A dirty confession: I might be developing another one of my unaccountable crushes (the list includes Seann William Scott and Sam Rockwell): Johnny Knoxville. As with the others, I'm not sure how it happened, but whatever. Anyhow, I really liked this movie. Tracy Ulmann plays Sylvia, a woman who denies sex to her husband Vaughn, played by Chris Isaak, because "the sun is up" early in the movie. Their daughter Caprice (Selma Blair) is under house arrest for having broken the local obscenity law three times. The charges are related to the fact she's had her breasts enlarged to basketball level size and she dances at the local strip bar under the name Ursula Utters. Sylvia gets hit in the head, and her perception about sex changes entirely. Ray Ray (Knoxville) witnesses her accident, and he explains to her that the concussion has caused her to become a sex addict. Ray Ray is on a quest to find a completely new sex act, and he thinks that Sylvia can help him find it. Sylvia discovers that she's not the only sex addict in the community, and the movie is sort of a commentary on how sex is dirty and crass and pretty much all around us, and that's perfectly ok, even though there's a school of thought that actively tries to suppress it. I loved it, laughed a lot, and I thought it was a lot of fun. It would have been my favorite movie of the weekend, if I hadn't gone to the next door screen to see

Shaun of the Dead

Oh. My. God. I can't remember laughing this much in a movie in a very long time. The tag line sort of gives you an idea: A romantic comedy. With zombies. The director calls it rom zom com. Shaun is 29, working in a dead end job, and living with some friends from college. One, Pete, is sort of moved on to adultness and wants to drag Shaun with him. The other, Ed, is sort of exactly where he was in college: pretty much useless. Of course, Shaun loves him, probably in an effort to hold on to his youth and partially because Ed really does need someone to keep everyone else from kicking his ass. Shaun's girlfriend, Liz, doesn't really appreciate Shaun's total lack of responsibility, his inability to change, and his aimlessness, and so when he makes yet another blunder in moving the relationship forward, she breaks up with him. Recovering from the hangover of the post-breakup saucing, it takes Shaun awhile to notice that zombies are taking over, but when he does, he and Ed develop a plan to rescue Shaun's mom, rescue his ex-, and race like hell to the Winchester Pub, where they'd be safe.

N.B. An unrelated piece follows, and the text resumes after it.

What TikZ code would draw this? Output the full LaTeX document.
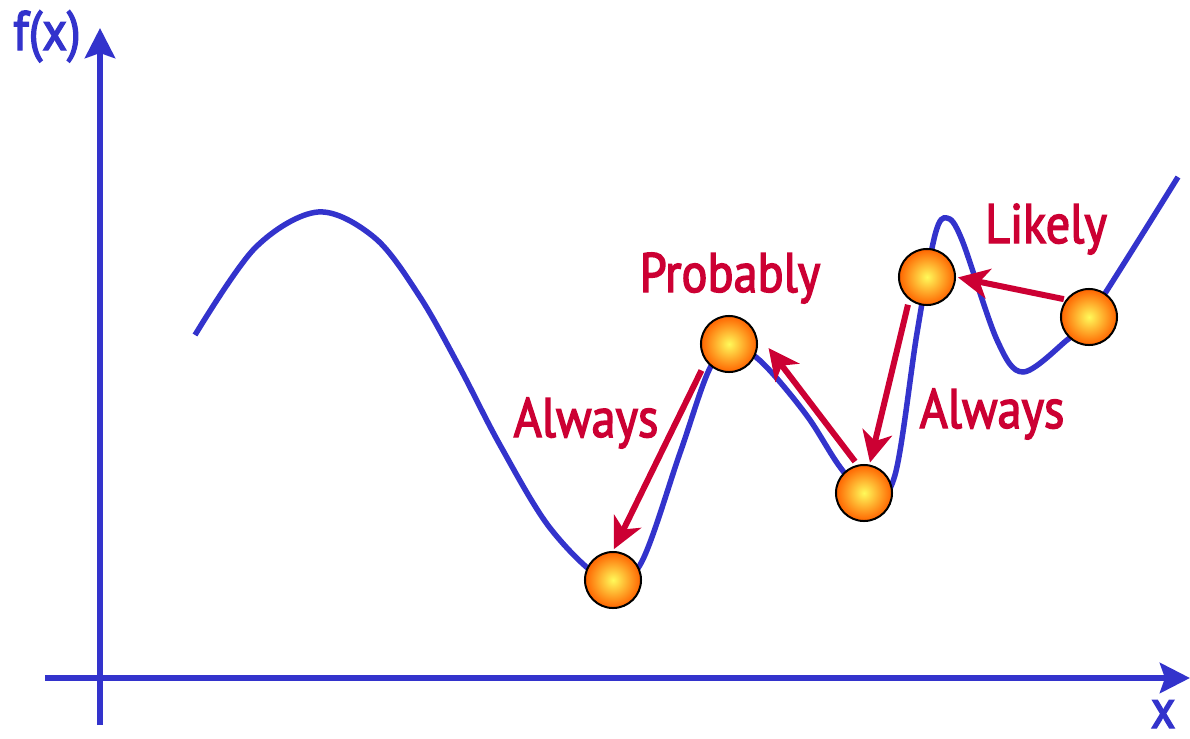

The above doesn't even begin to cover how hysterical this movie is. Watching Shaun and Ed argue over which LPs to use to decapitate the slow moving, but nonetheless persistant zombies is probably one of the high moments in cinematic comedy ever. And the movie is full of such scenes. At times, it's hard to differentiate zombies from non-zombies. My standard of comedy is A Fish Called Wanda, which is a movie where I'm laughing pretty much from start to finish. I think that Shaun of the Dead meets this standard.